By Fleming Smith
On September 16 in Guerry Auditorium, noted historian Wilfred McClay discussed the question, “Does Place Matter?” McClay argued that a concept of place is intrinsic to a person’s life and that above all, place is about connection. “[Place means] learning about your embeddedness in the past, in history, the ways in which you’re not, and never can be, a wholly autonomous act, but are enmeshed in the lives of those around you and those others who came before you,” said McClay to the audience.
McClay acknowledged that what “place” means has changed due to globalization. “To say that place matters is to swim against the most powerful tide of our time,” he said, referring to increased use of technology and global transport. “It sometimes seems as if the world is in fact becoming placeless,” he continued. “But place does still matter, and we ignore it at our peril. We are corporeal beings, grounded in the particular.” Place can be fundamental to identity, McClay argued, no matter how it’s interpreted—what matters is having an interpretation and finding those “particulars.”
Lacking a sense of place, often associated with being rootless, may even endanger sense of self. “We need places to be fully human,” said McClay. He noted that while technology may offer more resources, it can be dangerous to consider a website or media platform as an actual place. Doing so runs the risk of “forgetting the reality of our environment, of our connection to the earth” in McClay’s words. McClay also suggested that place is inextricably linked with being invested in the world as an active participant. “You can’t be a citizen without being a citizen of some place in particular,” he mentioned, continuing the theme of groundedness and belonging.
So how can place mean something once more?

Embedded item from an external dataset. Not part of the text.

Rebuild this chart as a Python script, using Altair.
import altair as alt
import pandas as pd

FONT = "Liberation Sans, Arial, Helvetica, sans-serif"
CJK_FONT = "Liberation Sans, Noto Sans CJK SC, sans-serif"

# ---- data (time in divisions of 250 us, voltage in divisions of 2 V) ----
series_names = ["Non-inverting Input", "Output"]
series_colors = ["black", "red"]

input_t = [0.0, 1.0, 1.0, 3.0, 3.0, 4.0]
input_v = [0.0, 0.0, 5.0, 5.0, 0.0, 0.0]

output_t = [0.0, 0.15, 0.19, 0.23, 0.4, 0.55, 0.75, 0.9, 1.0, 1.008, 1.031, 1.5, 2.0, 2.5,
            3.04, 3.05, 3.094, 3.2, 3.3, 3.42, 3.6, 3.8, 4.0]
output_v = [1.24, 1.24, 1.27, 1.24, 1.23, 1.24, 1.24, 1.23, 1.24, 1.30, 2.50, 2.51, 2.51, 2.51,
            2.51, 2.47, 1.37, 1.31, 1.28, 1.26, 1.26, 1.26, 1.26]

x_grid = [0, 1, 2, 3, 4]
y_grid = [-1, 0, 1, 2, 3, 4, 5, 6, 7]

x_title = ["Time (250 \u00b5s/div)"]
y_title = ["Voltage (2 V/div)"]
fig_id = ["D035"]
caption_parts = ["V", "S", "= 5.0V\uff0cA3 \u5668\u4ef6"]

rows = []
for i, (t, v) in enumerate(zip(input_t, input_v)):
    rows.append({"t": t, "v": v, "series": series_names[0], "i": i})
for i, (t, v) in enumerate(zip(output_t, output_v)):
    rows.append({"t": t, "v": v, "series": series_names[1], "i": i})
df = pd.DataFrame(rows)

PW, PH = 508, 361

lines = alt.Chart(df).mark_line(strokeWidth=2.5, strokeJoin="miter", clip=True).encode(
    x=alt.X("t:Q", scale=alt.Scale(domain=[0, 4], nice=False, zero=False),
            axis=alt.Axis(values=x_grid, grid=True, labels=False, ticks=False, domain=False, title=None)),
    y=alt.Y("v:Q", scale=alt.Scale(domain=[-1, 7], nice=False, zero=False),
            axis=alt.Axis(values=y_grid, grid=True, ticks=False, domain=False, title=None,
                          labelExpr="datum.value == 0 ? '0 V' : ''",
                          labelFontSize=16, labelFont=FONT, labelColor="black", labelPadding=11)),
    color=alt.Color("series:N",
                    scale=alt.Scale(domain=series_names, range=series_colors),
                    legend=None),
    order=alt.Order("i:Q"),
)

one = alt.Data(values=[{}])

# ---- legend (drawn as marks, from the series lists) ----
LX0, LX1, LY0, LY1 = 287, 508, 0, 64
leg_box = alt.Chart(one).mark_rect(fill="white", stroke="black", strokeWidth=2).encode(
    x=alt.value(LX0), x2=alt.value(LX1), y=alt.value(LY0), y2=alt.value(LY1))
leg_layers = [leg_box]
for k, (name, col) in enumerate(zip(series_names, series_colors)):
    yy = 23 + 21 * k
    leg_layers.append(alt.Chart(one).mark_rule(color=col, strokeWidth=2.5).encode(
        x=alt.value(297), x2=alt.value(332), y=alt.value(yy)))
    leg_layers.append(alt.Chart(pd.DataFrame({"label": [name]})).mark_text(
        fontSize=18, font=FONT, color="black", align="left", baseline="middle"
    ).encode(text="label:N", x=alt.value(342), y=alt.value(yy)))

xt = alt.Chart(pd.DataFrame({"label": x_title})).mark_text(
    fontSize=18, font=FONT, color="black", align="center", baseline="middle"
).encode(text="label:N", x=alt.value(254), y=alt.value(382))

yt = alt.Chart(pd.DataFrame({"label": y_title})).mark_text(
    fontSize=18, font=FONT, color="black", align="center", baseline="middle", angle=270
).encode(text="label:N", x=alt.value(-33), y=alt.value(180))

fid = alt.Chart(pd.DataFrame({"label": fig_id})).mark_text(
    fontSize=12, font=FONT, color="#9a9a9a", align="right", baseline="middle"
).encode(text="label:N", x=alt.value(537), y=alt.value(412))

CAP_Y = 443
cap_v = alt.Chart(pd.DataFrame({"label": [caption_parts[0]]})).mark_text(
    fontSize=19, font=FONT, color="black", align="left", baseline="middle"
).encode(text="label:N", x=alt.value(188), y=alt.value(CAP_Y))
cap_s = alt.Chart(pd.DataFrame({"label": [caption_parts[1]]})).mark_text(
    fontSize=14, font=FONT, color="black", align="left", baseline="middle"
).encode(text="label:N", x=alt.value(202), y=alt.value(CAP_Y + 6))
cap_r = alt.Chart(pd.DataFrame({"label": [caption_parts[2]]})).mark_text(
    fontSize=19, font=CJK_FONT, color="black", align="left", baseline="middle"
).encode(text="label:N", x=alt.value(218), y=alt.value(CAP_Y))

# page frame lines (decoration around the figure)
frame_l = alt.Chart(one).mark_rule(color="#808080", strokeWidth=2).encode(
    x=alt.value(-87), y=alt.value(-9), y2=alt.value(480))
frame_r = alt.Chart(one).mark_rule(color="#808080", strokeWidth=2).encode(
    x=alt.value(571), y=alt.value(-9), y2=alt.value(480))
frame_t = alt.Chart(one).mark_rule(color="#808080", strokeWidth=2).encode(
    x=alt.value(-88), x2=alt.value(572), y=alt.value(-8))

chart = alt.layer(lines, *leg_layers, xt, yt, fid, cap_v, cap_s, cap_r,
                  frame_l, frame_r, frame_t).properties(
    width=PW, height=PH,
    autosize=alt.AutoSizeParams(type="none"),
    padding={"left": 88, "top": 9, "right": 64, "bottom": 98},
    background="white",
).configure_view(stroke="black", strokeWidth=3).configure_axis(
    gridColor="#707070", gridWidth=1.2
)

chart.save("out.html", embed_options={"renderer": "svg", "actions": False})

McClay recommended urban planning, creating the kinds of streets and neighborhoods that cultivate a sense of belonging. He especially bemoaned the destruction of old, historic districts in order to make way for newer and more modern designs. McClay argued that such renovations ignore the “human elements” of these areas. “You could spell out every aspect of place, structural aspects, and still not reach the heart of the matter; because place isn’t a logical, physical thing. It’s a spiritual thing,” McClay described. Any planning, he suggested, has to take the spirit of a place into account to be truly successful. “Place matters most when it becomes radiant and full of presence through the riches of imagination and memory with past, present, and future joining in unengineered harmony,” said McClay at the end of his talk. Place, he argued finally, should not be of dreams, but of realities. A sense of place can be cultivated by everyone because place can “take on a life of its own, a presence that no amount of forethought could ever see, and no machine could ever make,” said McClay. Above all, place allows for infinite possibilities of connection and belonging. “This is the imagination of placemaking,” said McClay with conviction, “and it’s a kind of everyday magic that cannot be planned, although it can be planned for, hoped for, and sought.”